> **Requirement**:
Take the lines from the top down to and including the one with "line width=0.8pt] ($(exoR.south" and repeat them exactly. Omit images.

........

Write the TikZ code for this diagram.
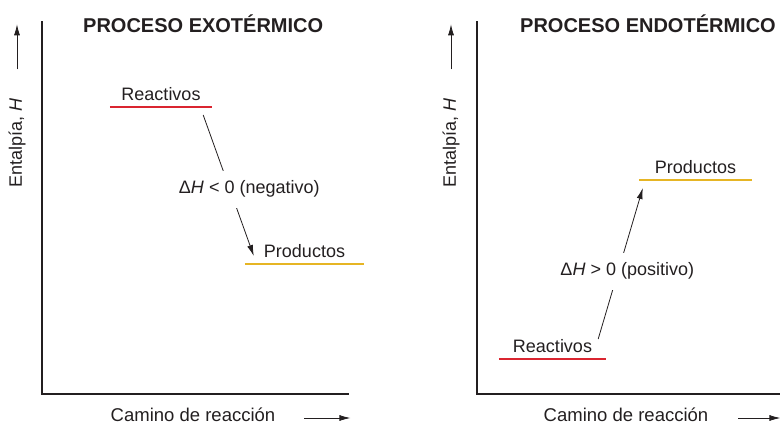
\documentclass[tikz,border=0pt]{standalone}
\usepackage{fontspec}
\setmainfont{Liberation Sans}
\usetikzlibrary{arrows.meta, calc, positioning}
\definecolor{reacred}{RGB}{218,37,48}
\definecolor{prodgold}{RGB}{230,181,36}
\definecolor{ink}{RGB}{35,31,32}

\begin{document}
\begin{tikzpicture}[x=1pt, y=-1pt, >={Latex[length=11pt,width=6pt]}, font=\fontsize{18}{21}\selectfont, text=ink,
    level/.style={minimum width=#1, inner sep=2pt, text height=13pt, text depth=4pt, anchor=south},
    title/.style={font=\fontsize{20}{24}\selectfont\bfseries, anchor=west, inner sep=2pt},
    axis/.style={draw=ink, line width=2pt},
    reac/.style={draw=reacred, line width=2.6pt},
    prod/.style={draw=prodgold, line width=2.6pt},
    dh/.style={fill=white, inner xsep=2pt, inner ysep=10pt, text height=13pt, text depth=4pt}]

\useasboundingbox (0,0) rectangle (780,426);

% proceso exotermico
\node[title] (exo) at (81,24) {PROCESO EXOTÉRMICO};
\draw[axis] (42,21) |- (349,394);
\node[rotate=90, inner sep=2pt] (exoH) at (17,143) {Entalpía, \textit{H}};
\draw[->, draw=ink, line width=0.8pt] ($(exoH.east)+(0,-27)$) -- ++(0,-45);
\node[inner sep=2pt, font=\fontsize{18.5}{21}\selectfont] (exoC) at (193,415) {Camino de reacción};
\draw[->, draw=ink, line width=0.8pt] ($(exoC.east)+(27,3)$) -- ++(46,0);

\node[level=102pt] (exoR) at (161,107) {Reactivos};
\draw[reac] (exoR.south west) -- (exoR.south east);
\node[level=119pt] (exoP) at (304.5,264) {Productos};
\draw[prod] (exoP.south west) -- (exoP.south east);
\draw[->, draw=ink, line width=0.8pt] ($(exoR.south east)+(-9,8)$) -- node[dh, pos=0.525, xshift=19.5pt] (exoDH) {Δ\textit{H} < 0 (negativo)} ($(exoP.south west)+(9,-8)$);

% proceso endotermico
\node[title] (endo) at (518,24) {PROCESO ENDOTÉRMICO};
\draw[axis] (477,21) |- (780,394);
\node[rotate=90, inner sep=2pt] (endoH) at (451,143) {Entalpía, \textit{H}};
\draw[->, draw=ink, line width=0.8pt] ($(endoH.east)+(0,-27)$) -- ++(0,-45);
\node[inner sep=2pt, font=\fontsize{18.5}{21}\selectfont] (endoC) at (626,415) {Camino de reacción};
\draw[->, draw=ink, line width=0.8pt] ($(endoC.east)+(28,3)$) -- ++(42,0);

\node[level=107pt] (endoR) at (552.5,359) {Reactivos};
\draw[reac] (endoR.south west) -- (endoR.south east);
\node[level=113pt] (endoP) at (695.5,180) {Productos};
\draw[prod] (endoP.south west) -- (endoP.south east);
\draw[->, draw=ink, line width=0.8pt] ($(endoR.south east)+(-8,-20)$) -- node[dh, pos=0.45, xshift=9pt] (endoDH) {Δ\textit{H} > 0 (positivo)} ($(endoP.south west)+(4,8)$);

\end{tikzpicture}
\end{document}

........

> **Expected answer**:
Write the TikZ code for this diagram.
\documentclass[tikz,border=0pt]{standalone}
\usepackage{fontspec}
\setmainfont{Liberation Sans}
\usetikzlibrary{arrows.meta, calc, positioning}
\definecolor{reacred}{RGB}{218,37,48}
\definecolor{prodgold}{RGB}{230,181,36}
\definecolor{ink}{RGB}{35,31,32}

\begin{document}
\begin{tikzpicture}[x=1pt, y=-1pt, >={Latex[length=11pt,width=6pt]}, font=\fontsize{18}{21}\selectfont, text=ink,
    level/.style={minimum width=#1, inner sep=2pt, text height=13pt, text depth=4pt, anchor=south},
    title/.style={font=\fontsize{20}{24}\selectfont\bfseries, anchor=west, inner sep=2pt},
    axis/.style={draw=ink, line width=2pt},
    reac/.style={draw=reacred, line width=2.6pt},
    prod/.style={draw=prodgold, line width=2.6pt},
    dh/.style={fill=white, inner xsep=2pt, inner ysep=10pt, text height=13pt, text depth=4pt}]

\useasboundingbox (0,0) rectangle (780,426);

% proceso exotermico
\node[title] (exo) at (81,24) {PROCESO EXOTÉRMICO};
\draw[axis] (42,21) |- (349,394);
\node[rotate=90, inner sep=2pt] (exoH) at (17,143) {Entalpía, \textit{H}};
\draw[->, draw=ink, line width=0.8pt] ($(exoH.east)+(0,-27)$) -- ++(0,-45);
\node[inner sep=2pt, font=\fontsize{18.5}{21}\selectfont] (exoC) at (193,415) {Camino de reacción};
\draw[->, draw=ink, line width=0.8pt] ($(exoC.east)+(27,3)$) -- ++(46,0);

\node[level=102pt] (exoR) at (161,107) {Reactivos};
\draw[reac] (exoR.south west) -- (exoR.south east);
\node[level=119pt] (exoP) at (304.5,264) {Productos};
\draw[prod] (exoP.south west) -- (exoP.south east);
\draw[->, draw=ink, line width=0.8pt] ($(exoR.south east)+(-9,8)$) -- node[dh, pos=0.525, xshift=19.5pt] (exoDH) {Δ\textit{H} < 0 (negativo)} ($(exoP.south west)+(9,-8)$);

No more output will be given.